If it is how you feel then say it. Be wary of following all the "rules" that seem to get thrown around on forums. If you miss her tell her, put your guard down and be human and just a little bit vulnerable.

Like most things there can be too much or too little. When she said she missed you it would have been the perfect opportunity to tell her the same, not saying so may leave her wondering where you are at.
No need to tell her 10 times a day though. Everything in moderation as they say.

Don't play games, start how you intend to finish. I know it goes against so much of the advice to men but then again a lot of the advice to men is so way off the mark it is ridiculous.


----------



## Holland

Houstondad said:


> Hey! I just finished appreciating all of y'alls patience and understanding and now all of you are ****ing on me. Yes, I've been assuming. Yes, it looks like I've been wrong. Yes, I'm playing the stupid mind**** game because that's all the advice I was seeing on dating websites. Yes, I've been an IDIOT and if I'm not careful I could blow this.
> I guess the dating game advice was designed for 20 year olds. I've never acted like this in dating. **** me!
> I do think about her and miss her (it'll be 2 weeks before we have seen each other again).


Looks like we posted at the same time.

No one is having a go in all seriousness, take it for what it is, others so often can see from the outside and honestly all I can see here is people trying to help you.

You haven't been an idiot, this is a scary place to be. Even now I have my "moments" and little freak out attacks over my relationship.

It is all OK, you will be fine. Give yourself a break and some credit for having the guts to get out there.


----------



## COguy

Here's my take on the dating "game".

And note this is for people that aren't naturally alpha male types.

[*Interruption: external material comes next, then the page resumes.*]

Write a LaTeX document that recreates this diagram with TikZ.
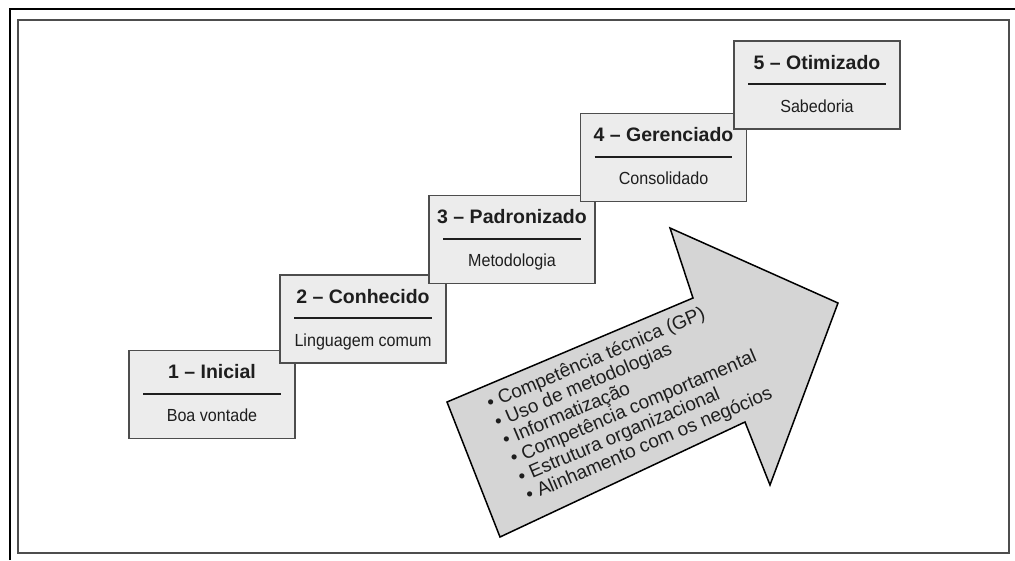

There's the instinctual reaction, which is to go overboard and be too eager.

There's the "dating game" reaction, which is too play games and appear less eager than you really are.

And then there's the correct reaction, which looks like #2, but is sincere.


I think it's necessary if you're new to it, to have to go through the motions of treating everything like a game to get to the point where it's not an act anymore.

When I first started dating after the divorce, I had to work towards not appearing over-eager. Once I started dating multiple people and having my own life, it stopped being an act. If a girl didn't text me right away, I didn't care or have time to dwell on it. I didn't have time to dote on one girl incessantly. I was busy, I had crap to do. I was living life. In fact, I was looking for reasons to get rid of dates, not keep them.

After a while I realized that I had transformed at some point in the journey into what all the dating advice was advocating, but it wasn't an act, it was a natural reaction to having a life.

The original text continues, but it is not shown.